→ **Task objective**:
Will you extract the entries word for word? Images should not appear in the copy.

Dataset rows
----
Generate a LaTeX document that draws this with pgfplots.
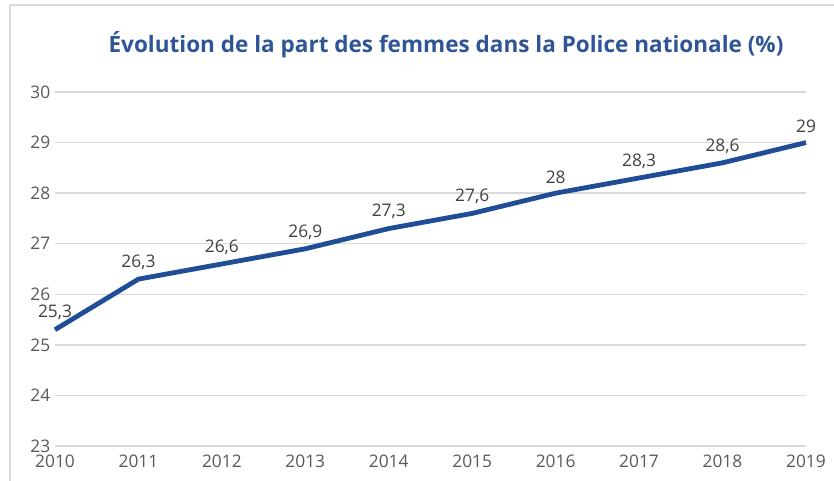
\documentclass[border=0pt]{standalone}
\usepackage{fontspec}
\setmainfont{Open Sans}
\usepackage{pgfplots}
\pgfplotsset{compat=1.18}
\definecolor{titleblue}{HTML}{2F5597}
\definecolor{lineblue}{HTML}{1F4E96}
\definecolor{gridgray}{HTML}{D9D9D9}
\definecolor{ticktext}{HTML}{595959}
\definecolor{labeltext}{HTML}{404040}
\begin{document}
\begin{tikzpicture}
\begin{scope}[x=0.75pt,y=-0.75pt]
\path[use as bounding box] (0,0) rectangle (834,481);
\draw[gridgray, line width=1.5pt] (10,5) -- (834,5);
\draw[gridgray, line width=1.5pt] (10,5) -- (10,481);
\node[font=\bfseries\fontsize{16.9}{18}\selectfont, text=titleblue] at (446,45) {Évolution de la part des femmes dans la Police nationale (\%)};
\end{scope}
\begin{axis}[
  at={(41.25pt,-334.5pt)}, anchor=south west,
  scale only axis, width=563.25pt, height=265.5pt,
  xmin=2010, xmax=2019, ymin=23, ymax=30,
  clip=false,
  axis line style={draw=none},
  tick style={draw=none},
  xtick={2010,...,2019}, ytick={23,...,30},
  ymajorgrids, grid style={gridgray, line width=1.1pt},
  xticklabel style={/pgf/number format/1000 sep={}, font=\fontsize{13}{15}\selectfont, text=ticktext, yshift=-3.5pt},
  yticklabel style={font=\fontsize{13}{15}\selectfont, text=ticktext, xshift=0pt},
  /pgf/number format/assume math mode=true,
  x tick label style={/pgf/number format/1000 sep={}},
  nodes near coords,
  every node near coord/.append style={font=\fontsize{13}{15}\selectfont, text=labeltext, /pgf/number format/use comma, /pgf/number format/assume math mode=true, yshift=2pt},
]
\addplot[lineblue, line width=3.6pt, line join=round, mark=none] coordinates {
(2010,25.3) (2011,26.3) (2012,26.6) (2013,26.9) (2014,27.3) (2015,27.6) (2016,28) (2017,28.3) (2018,28.6) (2019,29)
};
\end{axis}
\end{tikzpicture}
\end{document}
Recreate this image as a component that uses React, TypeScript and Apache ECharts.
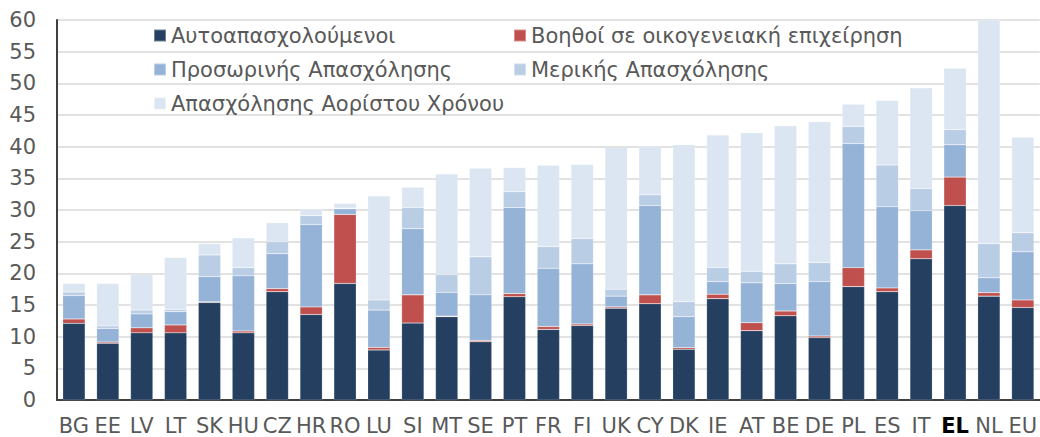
----
→ **Correct result**:
Generate a LaTeX document that draws this with pgfplots.
\documentclass[border=0pt]{standalone}
\usepackage{fontspec}
\setmainfont{Open Sans}
\usepackage{pgfplots}
\pgfplotsset{compat=1.18}
\definecolor{titleblue}{HTML}{2F5597}
\definecolor{lineblue}{HTML}{1F4E96}
\definecolor{gridgray}{HTML}{D9D9D9}
\definecolor{ticktext}{HTML}{595959}
\definecolor{labeltext}{HTML}{404040}
\begin{document}
\begin{tikzpicture}
\begin{scope}[x=0.75pt,y=-0.75pt]
\path[use as bounding box] (0,0) rectangle (834,481);
\draw[gridgray, line width=1.5pt] (10,5) -- (834,5);
\draw[gridgray, line width=1.5pt] (10,5) -- (10,481);
\node[font=\bfseries\fontsize{16.9}{18}\selectfont, text=titleblue] at (446,45) {Évolution de la part des femmes dans la Police nationale (\%)};
\end{scope}
\begin{axis}[
  at={(41.25pt,-334.5pt)}, anchor=south west,
  scale only axis, width=563.25pt, height=265.5pt,
  xmin=2010, xmax=2019, ymin=23, ymax=30,
  clip=false,
  axis line style={draw=none},
  tick style={draw=none},
  xtick={2010,...,2019}, ytick={23,...,30},
  ymajorgrids, grid style={gridgray, line width=1.1pt},
  xticklabel style={/pgf/number format/1000 sep={}, font=\fontsize{13}{15}\selectfont, text=ticktext, yshift=-3.5pt},
  yticklabel style={font=\fontsize{13}{15}\selectfont, text=ticktext, xshift=0pt},
  /pgf/number format/assume math mode=true,
  x tick label style={/pgf/number format/1000 sep={}},
  nodes near coords,
  every node near coord/.append style={font=\fontsize{13}{15}\selectfont, text=labeltext, /pgf/number format/use comma, /pgf/number format/assume math mode=true, yshift=2pt},
]
\addplot[lineblue, line width=3.6pt, line join=round, mark=none] coordinates {
(2010,25.3) (2011,26.3) (2012,26.6) (2013,26.9) (2014,27.3) (2015,27.6) (2016,28) (2017,28.3) (2018,28.6) (2019,29)
};
\end{axis}
\end{tikzpicture}
\end{document}
Recreate this image as a component that uses React, TypeScript and Apache ECharts.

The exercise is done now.